Australia: Victorian teachers’ union shuts down industrial campaign
17 April 2013
The Australian Education Union (AEU) in Victoria late last month shut down a year-long industrial campaign that has been waged by public school teachers. Behind the backs of ordinary teachers, the union is engaged in closed-door discussions with the state Liberal government to finalise a sell-out enterprise bargaining agreement.
Details of the new agreement are yet to be released. The union leadership, however, has already arbitrarily jettisoned a wage claim for a 10 percent annual increase over three years. Last November it dropped the figure to just 4 percent, a proposal that would leave Victorian teachers among the lowest paid in the country. The final wage outcome is likely to be even less, with the government previously insisting that it would not compromise on its 2.5 percent public sector wage ceiling, with any additional increase dependent on equivalent cost-cutting “productivity” offsets.
Late last year an internal union leak also revealed that the bureaucracy was negotiating new measures allowing so-called excess teachers to be sacked. Currently, any teachers deemed “excess” as result of a school’s declining enrolments or changes in school curriculum are given priority places for teaching positions in other schools. Now, however, the government wants to force “excess” teachers to apply for advertised positions in competition with other teachers, which is a means of fast tracking teacher redundancies.
The government has similarly given no indication that it is prepared to make any concessions on the other issues confronting teachers in the latest enterprise bargaining agreement, including class sizes and contract teaching. Almost one in five of all teachers, and half of new teachers, are currently on short-term, insecure contracts. Over the last two decades, the AEU has imposed one regressive industrial agreement after another on Victorian teachers that have facilitated rising class sizes and expanding exploitation of contract labour in schools.

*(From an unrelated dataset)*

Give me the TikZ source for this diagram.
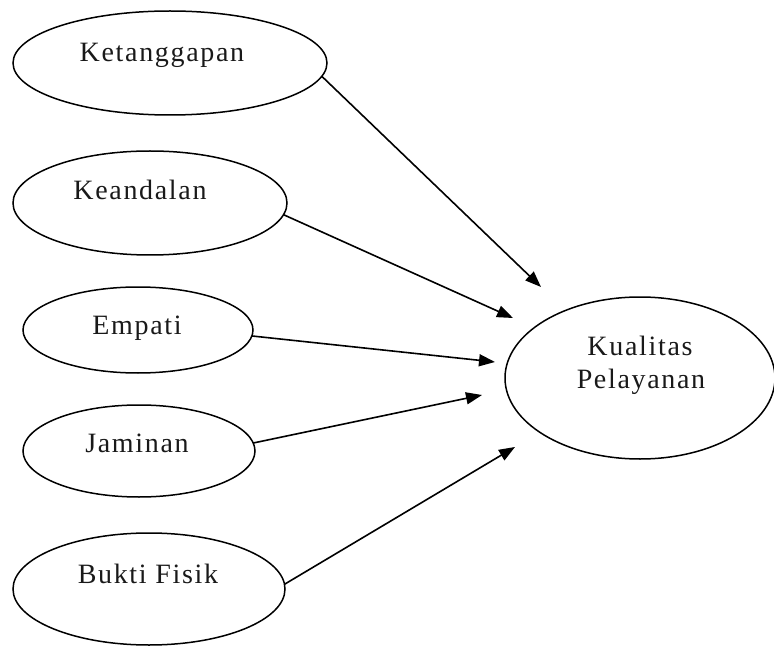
\documentclass[tikz,border=0pt]{standalone}
\usepackage{fontspec}
\setmainfont[LetterSpace=6]{Liberation Serif}
\usetikzlibrary{shapes.geometric,arrows.meta}
\begin{document}
\begin{tikzpicture}[x=1pt,y=-1pt,
  oval/.style={ellipse,draw,line width=1.5pt,inner sep=0pt,outer sep=0pt},
  txt/.style={anchor=base,inner sep=0pt,font=\fontsize{28}{33}\selectfont,text=black!90},
  link/.style={line width=1.6pt,-{Triangle[length=16pt,width=12pt]}}]
\useasboundingbox (0,0) rectangle (774,647);
% factor ellipses
\node[oval,minimum width=314pt,minimum height=104pt] (e1) at (170,63) {};
\node[oval,minimum width=274pt,minimum height=104pt] (e2) at (150,203) {};
\node[oval,minimum width=230pt,minimum height=86pt]  (e3) at (138,330) {};
\node[oval,minimum width=232pt,minimum height=92pt]  (e4) at (139,451) {};
\node[oval,minimum width=272pt,minimum height=112pt] (e5) at (149,589) {};
\node[oval,minimum width=270pt,minimum height=162pt] (kp) at (640,378) {};
% labels
\node[txt] (l1) at (162,62) {Ketanggapan};
\node[txt] (l2) at (140,200) {Keandalan};
\node[txt] (l3) at (137,334) {Empati};
\node[txt] (l4) at (137,452) {Jaminan};
\node[txt] (l5) at (148,583) {Bukti Fisik};
\node[txt] (l6) at (640,355) {Kualitas};
\node[txt] (l7) at (641,388) {Pelayanan};
% arrow tips near the outcome ellipse
\coordinate (t1) at (541,287);
\coordinate (t2) at (513,318);
\coordinate (t3) at (495,362);
\coordinate (t4) at (482,395);
\coordinate (t5) at (515,447);
\draw[link] (e1.-5) -- (t1);
\draw[link] (e2.-5) -- (t2);
\draw[link] (e3.-3) -- (t3);
\draw[link] (e4.4) -- (t4);
\draw[link] (e5.2.5) -- (t5);
\end{tikzpicture}
\end{document}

The union has now shut down the industrial campaign, contemptuously ignoring its own resolution approved at the last mass meeting in February, attended by more than 10,000 teachers, which called for continued action. From the beginning of the campaign, the union sought to isolate teachers from other sections of the working class confronting similar attacks on their working conditions and wages. Three one-day strikes and mass meetings were called to let off steam. At the same time, a drawn-out and limited series of work bans were imposed in the schools, designed not to pressure the government but to wear down opposition among teachers.
The union finally shut down the campaign by seizing on the pretext of the state government’s announcement that it would no longer seek to have so-called performance pay incorporated into the new agreement. This will no doubt be promoted by the AEU as proof of a “victory” when the final agreement is unveiled.
The union’s position on performance pay is an utter fraud. In the first instance, Victorian premier Dennis Napthine has openly declared that the measure will still be pursued, albeit via different mechanisms. “The government strongly supports performance pay,” Napthine declared, “and we want to continue the discussions on performance pay in consultation with parents, teachers, school principals, unions and the wider school community and all stakeholders.”
Throughout the industrial dispute, the Liberal government has issued several policy papers making clear its determination to press ahead with its pro-business education “reform” agenda. This has included a proposal for 5 percent of the total teaching workforce to be summarily sacked as “underperformers”, and for the introduction of “flexible” work and employment arrangements, including the recruitment of business leaders into schools.
The AEU is responsible for implementing the mechanisms through which performance pay will be extended throughout the school system, namely the NAPLAN standardised testing regime. Working hand-in-hand with the federal Labor government of Prime Minister Julia Gillard, the union is the critical enforcer of the bipartisan assault on the public education system. It has also actively campaigned on behalf of the government to promote the new funding model unveiled by Gillard this week that entrenches the flow the large sums of public funds to wealthy private schools and is designed to encourage the further drift of students from the public to the private sectors. (See “Australian government guts university funding, promotes private schools”)
The AEU’s primary objective throughout the Victorian teachers’ dispute has been to prevent the emergence of a political challenge against the Gillard government.
Teachers can only defend their independent interests—for adequate wages, employment security, class sizes, and for a properly resourced public school system—by taking up a struggle against both the Gillard and Napthine governments. This requires teachers taking their fight out of the hands of the AEU, forming new rank-and-file action committees of teachers, education workers, students and parents in every school and neighbourhood, and turning out to other sections of the working class. The defence of public education, in Australia as internationally, requires the struggle for a workers’ government and the implementation of socialist policies.
The immediate task is to prevent the AEU ramming through yet another sell out agreement. The last enterprise deal, imposed in 2008, was presented as a fait accompli to teachers. No mass meeting was held to discuss the deal, details of which were suppressed by the union bureaucracy for as long as possible, while a series of tightly controlled union delegates’ meetings were convened to ram through a token vote of approval, before ordinary teachers understood exactly what had been agreed to. Teachers must now demand the immediate release of the agreement between the AEU and the state government, and a mass meeting where teachers can engage in the fullest democratic discussion, which will expose the devastating implications of the deal for teachers' rights and conditions, and for the future of public education as a whole.